Les Israéliens sont retournés aux urnes ce 17 septembre pour élire les 120 membres de leur Parlement, cinq mois après l’échec de la formation d’une majorité gouvernementale. Les dés relancés n’ont pas trop changé le jeu.


(F.P / C.L) Le 17 septembre, Israël a voté, pour la deuxième fois en 2019, afin d’élire les 120 membres de la Knesset, le Parlement israélien. Les précédentes élections du 9 avril n’avaient pas permis de former une majorité gouvernementale, en raison de la division entre le Likoud (à droite) de Benjamin Netanyahu (arrivé le premier avec 26,5% des voix, avec seulement 15 000 voix d’avance) et Israel Beytenu (Israël notre maison), le parti de droite nationaliste et laïque de l’ancien ministre de la Défense. Avigdor Lieberman qui avait de fait refusé une coalition avec les partis ultra-orthodoxes alors que Benjamin Netanyahu leur avait promis de conserver l’exemption du service militaire pour les étudiants des yeshivot, les écoles talmudiques. Sans l’appui du parti Israel Beytenu, Benjamin Netanyahu n’est pas parvenu à former un gouvernement, tâche qui lui avait été confiée au sortir des urnes par le Président d’Israël. Le 30 mai, la Knesset a finalement voté sa propre dissolution et le pays est retourné aux urnes hier.

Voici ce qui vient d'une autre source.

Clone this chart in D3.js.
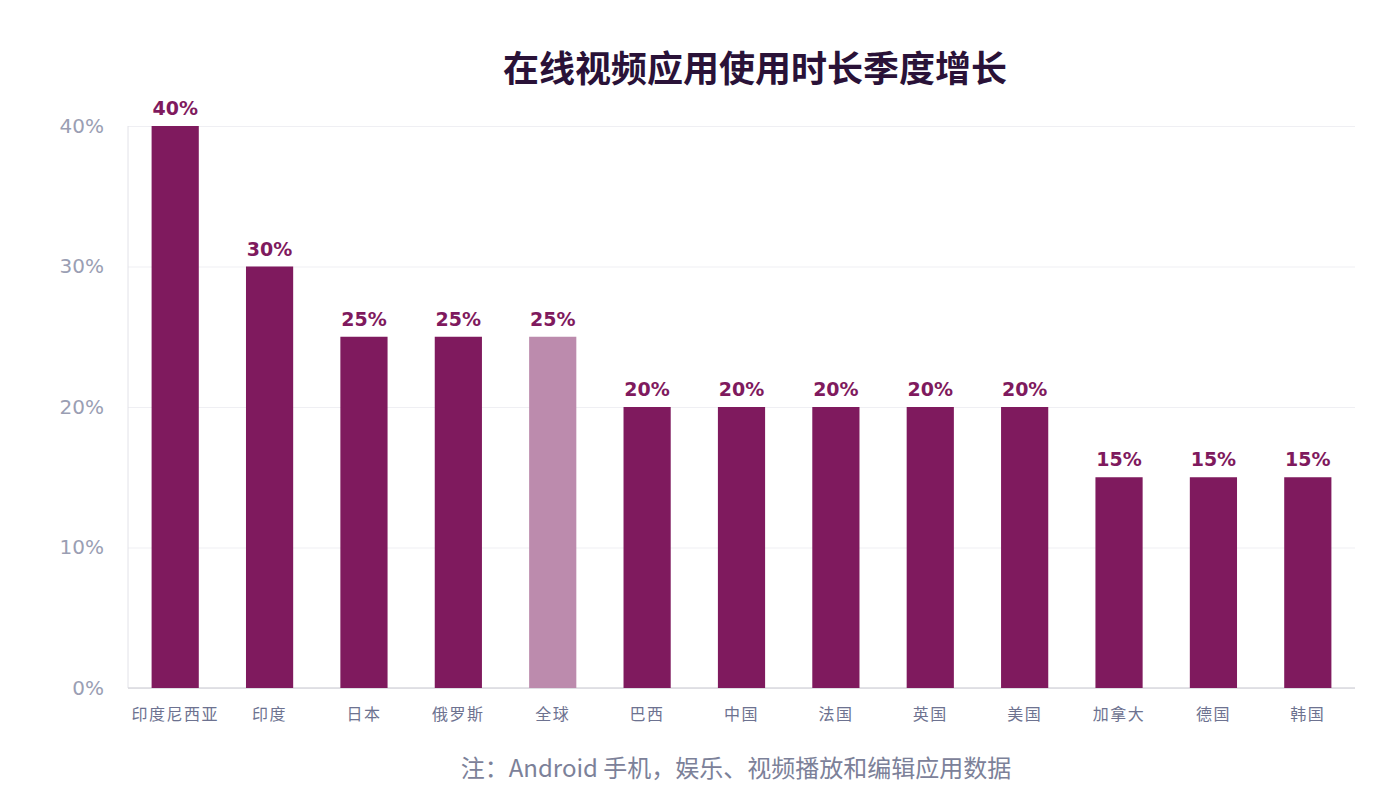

Le système électoral israélien fonctionne à la proportionnelle, avec un seuil électoral de 3,25%. Le cadre politique est particulièrement fragmenté : en avril, 11 partis sont entrés au Parlement et 30 autres sont restés sous le quorum.

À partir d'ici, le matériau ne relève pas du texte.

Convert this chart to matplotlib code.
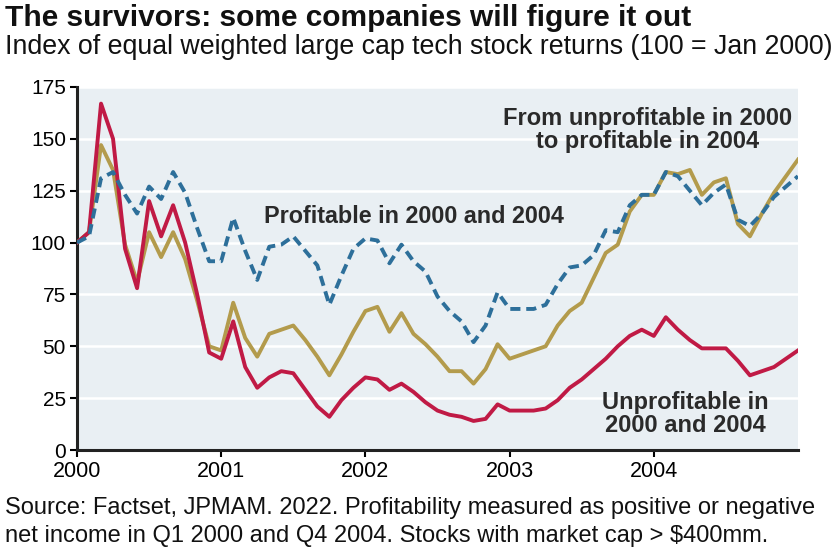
import matplotlib
matplotlib.use("Agg")
import matplotlib.pyplot as plt
import numpy as np

plt.rcParams['font.family'] = ['Liberation Sans', 'DejaVu Sans']

# Monthly index values, Jan 2000 (month 0) through Jan 2005 (month 60)
months = np.arange(61)
unprofitable_both = [100, 105, 167, 150, 97, 78, 120, 103, 118, 100,
                     75, 47, 44, 62, 40, 30, 35, 38, 37, 29,
                     21, 16, 24, 30, 35, 34, 29, 32, 28, 23,
                     19, 17, 16, 14, 15, 22, 19, 19, 19, 20,
                     24, 30, 34, 39, 44, 50, 55, 58, 55, 64,
                     58, 53, 49, 49, 49, 43, 36, 38, 40, 44, 48]
unprof_to_prof = [100, 105, 147, 135, 99, 81, 105, 93, 105, 92,
                  72, 50, 48, 71, 54, 45, 56, 58, 60, 53,
                  45, 36, 46, 57, 67, 69, 57, 66, 56, 51,
                  45, 38, 38, 32, 39, 51, 44, 46, 48, 50,
                  60, 67, 71, 83, 95, 99, 115, 123, 123, 134,
                  133, 135, 123, 129, 131, 109, 103, 114, 124, 132, 140]
profitable_both = [100, 103, 131, 134, 123, 114, 127, 121, 134, 124,
                   107, 91, 91, 112, 96, 82, 98, 99, 103, 96,
                   89, 70, 84, 97, 102, 101, 90, 99, 91, 86,
                   74, 67, 62, 52, 60, 76, 68, 68, 68, 70,
                   80, 88, 89, 94, 106, 105, 118, 123, 123, 134,
                   132, 125, 118, 124, 128, 111, 108, 114, 122, 127, 132]
year_ticks = [2000, 2001, 2002, 2003, 2004]
y_ticks = [0, 25, 50, 75, 100, 125, 150, 175]

x = 2000 + months / 12.0

fig = plt.figure(figsize=(8.39, 5.52), dpi=100)
ax = fig.add_axes([77/839, 1 - 450/552, (798-77)/839, (450-87)/552])
ax.set_facecolor('#e9eff3')

for yv in y_ticks[1:]:
    ax.axhline(yv, color='white', lw=1.8, zorder=1)

ax.plot(x, unprof_to_prof, color='#b39b4c', lw=2.8, zorder=3)
ax.plot(x, unprofitable_both, color='#c01a45', lw=2.8, zorder=4)
ax.plot(x, profitable_both, color='#2d6f9a', lw=2.8, ls=(0, (2.6, 1.5)), zorder=5)

ax.set_xlim(2000, 2005)
ax.set_ylim(0, 175)
ax.set_xticks(year_ticks)
ax.set_xticklabels([str(t) for t in year_ticks])
ax.set_yticks(y_ticks)
ax.tick_params(axis='y', labelsize=15, color='black', width=1.5, length=5, pad=3)
ax.tick_params(axis='x', labelsize=15.5, color='black', width=1.5, length=5, pad=3)
for s in ['top', 'right']:
    ax.spines[s].set_visible(False)
for s in ['left', 'bottom']:
    ax.spines[s].set_linewidth(2.2)
    ax.spines[s].set_color('#222222')

ax.text(2003.96, 154.5, 'From unprofitable in 2000\nto profitable in 2004', ha='center', va='center',
        fontsize=17, fontweight='bold', color='#2a2a2a', linespacing=1.0)
ax.text(2001.30, 112.6, 'Profitable in 2000 and 2004', ha='left', va='center',
        fontsize=16.8, fontweight='bold', color='#2a2a2a')
ax.text(2004.22, 17.4, 'Unprofitable in\n2000 and 2004', ha='center', va='center',
        fontsize=17, fontweight='bold', color='#2a2a2a', linespacing=1.0)

fig.text(5/839, 1 - 18/552, 'The survivors: some companies will figure it out', ha='left', va='center',
         fontsize=21.5, fontweight='bold', color='#111111')
fig.text(5/839, 1 - 47/552, 'Index of equal weighted large cap tech stock returns (100 = Jan 2000)', ha='left',
         va='center', fontsize=19.3, color='#111111')
fig.text(5/839, 1 - 508/552, 'Source: Factset, JPMAM. 2022. Profitability measured as positive or negative',
         ha='left', va='center', fontsize=17, color='#111111')
fig.text(5/839, 1 - 536/552, 'net income in Q1 2000 and Q4 2004. Stocks with market cap > $400mm.',
         ha='left', va='center', fontsize=17, color='#111111')

fig.savefig('out.png', dpi=100)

En avril dernier, Benjamin Netanyahu et son principal rival Benny Gantz à la tête de Kahol Lavan (Bleu et Blanc), une alliance centriste, avaient tous les deux obtenus 35 sièges. Les résultats (se basant pour l’heure sur 90% des suffrages décomptés officiellement) donnent cette fois-ci 32 sièges à Bleu et Blanc, et 31 au Likoud du Premier ministre sortant qui préside aux destinées du pays depuis plus de 13 ans et qui compte bien le rester pour ne pas risquer d’être condamné pour diverses affaires de corruption.

Une chose est, en tous les cas, certaine : le futur Premier ministre aura besoin d’une coalition d’au moins 61 sièges. Chacun des deux challengers va donc devoir convaincre le Président d’Israël qui devra déterminer qui est le mieux placé pour former une coalition et qui n’est pas forcément le leader du parti arrivé en tête. Le président consultera aussi les députés élus qui lui recommanderont ou non un chef de gouvernement. Le candidat qui sera désigné disposera alors de 28 jours (avec éventuellement une courte prorogation) pour former son gouvernement.

Un « faiseur de roi » qui veut un gouvernement d’union nationale, mais…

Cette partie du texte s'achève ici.